Police are aware of an apartment building in Jakarta that is run by a notorious gangster and filled with criminals. The police are unwilling to enter the area, apart from a SWAT team tasked with infiltrating the building and arresting gangster Tama. When things don’t go according to plan, the officers are left in a perilous situation…
The Raid offers a fairly simple plot; it does not take very long for the action to commence. The characters are developed sufficiently for the audience to root for the protagonist. Nevertheless, little time is wasted trying to fill in the background of the main characters or adding any superfluous detail. The Raid seems almost like a video game, in the best possible way. The floors function as levels which the hero must pass. Moreover, the action sequences are so superlative that they seem almost unreal.
The pull of The Raid lies in these action sequences. They are fantastically produced. Pacing in the film is good, with little let up between set pieces. The action sequences themselves are choreographed tremendously well. They are frenetic and always engaging.
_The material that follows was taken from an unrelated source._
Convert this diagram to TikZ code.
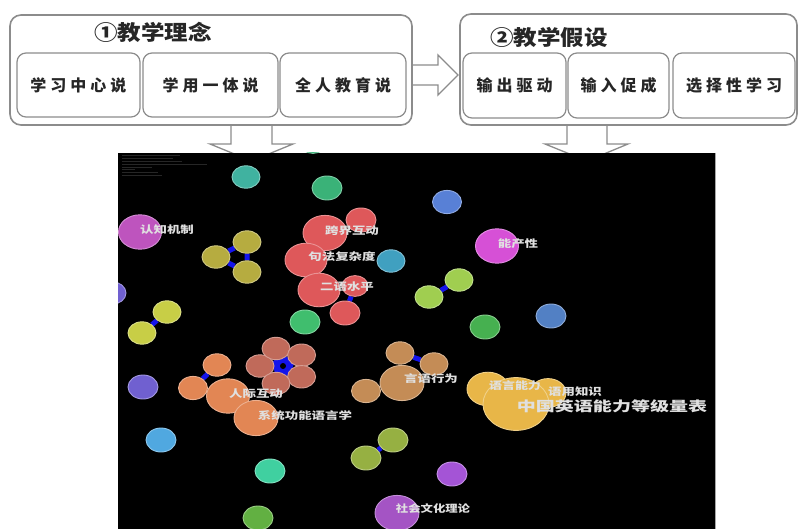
\documentclass[tikz,border=0pt]{standalone}
\usepackage{fontspec}
\usepackage{graphicx}
\newfontfamily\cjk{Noto Sans CJK SC}
\usetikzlibrary{shapes.geometric}
\definecolor{cteal}{RGB}{64,178,160}
\definecolor{cgreen}{RGB}{58,178,120}
\definecolor{cblue}{RGB}{88,128,214}
\definecolor{cmag}{RGB}{190,84,190}
\definecolor{colive}{RGB}{182,172,64}
\definecolor{cred}{RGB}{222,88,90}
\definecolor{ctealb}{RGB}{64,160,192}
\definecolor{clgreen}{RGB}{160,206,80}
\definecolor{cgreentwo}{RGB}{64,190,110}
\definecolor{cyg}{RGB}{200,206,70}
\definecolor{cbp}{RGB}{112,96,208}
\definecolor{cpink}{RGB}{214,80,214}
\definecolor{cgreenthree}{RGB}{70,176,80}
\definecolor{cbluetwo}{RGB}{82,128,196}
\definecolor{csalmon}{RGB}{192,106,90}
\definecolor{corange}{RGB}{226,134,84}
\definecolor{clblue}{RGB}{80,168,224}
\definecolor{ctg}{RGB}{64,208,160}
\definecolor{cgreenfour}{RGB}{98,176,66}
\definecolor{colg}{RGB}{150,176,66}
\definecolor{cpurple}{RGB}{164,84,196}
\definecolor{cpurpletwo}{RGB}{164,84,214}
\definecolor{ctan}{RGB}{196,140,86}
\definecolor{cyellow}{RGB}{232,182,72}
\definecolor{clink}{RGB}{20,20,235}
\definecolor{cframe}{RGB}{140,140,140}
\pgfdeclarelayer{back}
\pgfdeclarelayer{mid}
\pgfsetlayers{back,mid,main}
\newcommand\kgap{\hspace{4pt}}
\newcommand\bub[5]{\node[bubble=#5, minimum width={2*#4pt}, minimum height={1.6*#4pt}] (#1) at (#2,#3) {};}
\tikzset{
  bubble/.style={ellipse, inner sep=0pt, fill=#1, draw=#1!65!white, line width=0.9pt},
  link/.style={draw=clink, line width=5pt},
  outerbox/.style={draw=cframe, line width=1.6pt, rounded corners=11pt, fill=white, inner sep=0pt},
  innerbox/.style={draw=cframe, line width=1.2pt, rounded corners=9pt, fill=white, inner sep=0pt,
    font=\cjk\bfseries\fontsize{16}{16}\selectfont, text=black!85},
  titletext/.style={font=\cjk\bfseries\fontsize{21}{21}\selectfont, inner sep=0pt, text=black!85},
  blockarrow/.style={draw=cframe, line width=1.3pt, fill=white, line join=miter},
  tag/.style={font=\cjk\bfseries\fontsize{12}{12}\selectfont, text=white!88!black, inner sep=0pt},
  bigtag/.style={font=\cjk\bfseries\fontsize{17}{17}\selectfont, text=white!88!black, inner sep=0pt},
}
\begin{document}
\begin{tikzpicture}[x=1pt,y=-1pt]
\useasboundingbox (0,0) rectangle (798,529);

% ---------- background, block arrows and black field ----------
\begin{pgfonlayer}{back}
\fill[white] (0,0) rectangle (798,529);
\draw[blockarrow] (400,65) -- (438,65) -- (438,55) -- (458,75) -- (438,95) -- (438,85) -- (400,85);
\draw[blockarrow] (231,115) -- (231,144) -- (210,144) -- (251.5,161) -- (293,144) -- (272,144) -- (272,115);
\draw[blockarrow] (567,115) -- (567,144) -- (545,144) -- (587,161) -- (628,144) -- (607,144) -- (607,115);
\fill[black] (118,153) rectangle (715,529);
\draw[gray!70, line width=1pt] (715.5,153) -- (715.5,529);
\foreach \yy/\xe in {156/180,158.8/173,161.6/182,164.4/207,167.2/152,170/135,172.8/158,175.6/162}
  \draw[gray!30!black, line width=1pt] (122,\yy) -- (\xe,\yy);
\end{pgfonlayer}

% ---------- top frames ----------
\node[outerbox, minimum width=402pt, minimum height=110pt] (frameA) at (211,70) {};
\node[outerbox, minimum width=337pt, minimum height=111pt] (frameB) at (628.5,69.5) {};
\node[titletext] (titleA) at (153,32) {\scalebox{1.12}[1]{①教学理念}};
\node[titletext] (titleB) at (549,37) {\scalebox{1.12}[1]{②教学假设}};
\node[innerbox, minimum width=123pt, minimum height=64pt] (a1) at (78.5,85) {学\kgap 习\kgap 中\kgap 心\kgap 说};
\node[innerbox, minimum width=135pt, minimum height=64pt] (a2) at (210.5,85) {学\kgap 用\kgap 一\kgap 体\kgap 说};
\node[innerbox, minimum width=126pt, minimum height=64pt] (a3) at (343,85) {全\kgap 人\kgap 教\kgap 育\kgap 说};
\node[innerbox, minimum width=103pt, minimum height=65pt] (b1) at (514.5,85.5) {输\kgap 出\kgap 驱\kgap 动};
\node[innerbox, minimum width=101pt, minimum height=65pt] (b2) at (618.5,85.5) {输\kgap 入\kgap 促\kgap 成};
\node[innerbox, minimum width=122pt, minimum height=65pt] (b3) at (734,85.5) {选\kgap 择\kgap 性\kgap 学\kgap 习};

% ---------- bubbles ----------
\begin{scope}
\clip (118,153) rectangle (715,529);
\bub{g0}{313}{143}{13}{cgreen}
\bub{n1}{246}{177}{14}{cteal}
\bub{n2}{327}{188}{15}{cgreen}
\bub{n3}{447}{202}{14.5}{cblue}
\bub{n4}{140}{232}{21.5}{cmag}
\bub{o1}{247}{242}{14}{colive}
\bub{o2}{216}{257}{14}{colive}
\bub{o3}{247}{272}{14}{colive}
\bub{r1}{361}{220}{15}{cred}
\bub{r2}{325}{233}{22}{cred}
\bub{r3}{306}{260}{21}{cred}
\bub{r4}{355}{286}{13}{cred}
\bub{r5}{319}{290}{21}{cred}
\bub{r6}{345}{313}{15}{cred}
\bub{n5}{391}{261}{14}{ctealb}
\bub{n6}{429}{297}{14}{clgreen}
\bub{n7}{459}{280}{14}{clgreen}
\bub{n8}{305}{322}{15}{cgreentwo}
\bub{y1}{167}{312}{14}{cyg}
\bub{y2}{142}{333}{14}{cyg}
\bub{n9}{112}{293}{14}{cbp}
\bub{n10}{497}{246}{21.5}{cpink}
\bub{n11}{485}{327}{15}{cgreenthree}
\bub{n12}{551}{316}{15}{cbluetwo}
\bub{f1}{260}{366}{14}{csalmon}
\bub{f2}{276}{348.5}{14}{csalmon}
\bub{f3}{301.6}{355.2}{14}{csalmon}
\bub{f4}{301.6}{376.8}{14}{csalmon}
\bub{f5}{276}{383.5}{14}{csalmon}
\bub{q1}{217}{365}{14}{corange}
\bub{q2}{193}{388}{14.5}{corange}
\bub{q3}{228}{396}{21.5}{corange}
\bub{q4}{256}{418}{22}{corange}
\bub{n13}{143}{387}{15}{cbp}
\bub{n14}{161}{440}{15}{clblue}
\bub{n15}{270}{471}{15}{ctg}
\bub{n16}{258}{518}{15}{cgreenfour}
\bub{v1}{393}{440}{15}{colg}
\bub{v2}{366}{458}{15}{colg}
\bub{n17}{397}{513}{22}{cpurple}
\bub{n18}{452}{474}{15}{cpurpletwo}
\bub{t1}{400}{353}{14}{ctan}
\bub{t2}{434}{364}{14}{ctan}
\bub{t3}{366}{391}{14.5}{ctan}
\bub{t4}{402}{383}{22}{ctan}
\bub{w1}{488}{389}{21}{cyellow}
\bub{w2}{548}{393}{18}{cyellow}
\bub{w3}{516}{404}{33}{cyellow}
\end{scope}

% ---------- links (under bubbles) ----------
\begin{pgfonlayer}{mid}
\node[regular polygon, regular polygon sides=5, fill=clink, minimum size=24pt, inner sep=0pt] (hub) at (283,366) {};
\node[circle, fill=black, minimum size=6pt, inner sep=0pt] (hubdot) at (283,366) {};
\draw[link] (o1) -- (o2) (o2) -- (o3) (o1) -- (o3);
\draw[link] (y1) -- (y2);
\draw[link] (r4) -- (r6);
\draw[link] (n6) -- (n7);
\draw[link] (q1) -- (q2);
\draw[link] (t1) -- (t2);
\draw[link] (v1) -- (v2);
\end{pgfonlayer}

% ---------- keyword labels ----------
\node[tag] (l1) at (167,230) {\scalebox{1.12}[0.85]{认知机制}};
\node[tag] (l2) at (352,231) {\scalebox{1.12}[0.85]{跨界互动}};
\node[tag] (l3) at (342,257) {\scalebox{1.12}[0.85]{句法复杂度}};
\node[tag] (l4) at (347,287) {\scalebox{1.12}[0.85]{二语水平}};
\node[tag] (l5) at (518,244) {\scalebox{1.12}[0.85]{能产性}};
\node[tag] (l6) at (256,394) {\scalebox{1.12}[0.85]{人际互动}};
\node[tag] (l7) at (305,416) {\scalebox{1.12}[0.85]{系统功能语言学}};
\node[tag] (l8) at (431,379) {\scalebox{1.12}[0.85]{言语行为}};
\node[tag] (l9) at (515,386) {\scalebox{1.08}[0.85]{语言能力}};
\node[tag] (l10) at (575,392) {\scalebox{1.12}[0.85]{语用知识}};
\node[bigtag] (l11) at (612,406) {\scalebox{1.12}[0.8]{中国英语能力等级量表}};
\node[tag] (l12) at (433,509) {\scalebox{1.03}[0.85]{社会文化理论}};
\end{tikzpicture}
\end{document}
Evans’ film certainly is not for the faint hearted. The violence is graphic; The Raid does not shy away from depicting some gory moments. Some of the scenes excel in conjuring tension. Others push the limits of plausibility, creating much-needed humour to break up the serious action.
Ray Sahetapy is suitably caricature as villain Tama. Iko Uwais makes a good protagonist, bringing the physicality needed for a character such as Rama. Uwais also choreographed the excellent fights, along with Yayan Ruhian. Gareth Evans edits the film successfully, as well as writing and directing. The camera work is most successful in utilising the space and capturing the frenzied action.
The Raid is highly recommended viewing for action film fans. Those of a nervous disposition may want to avoid this one.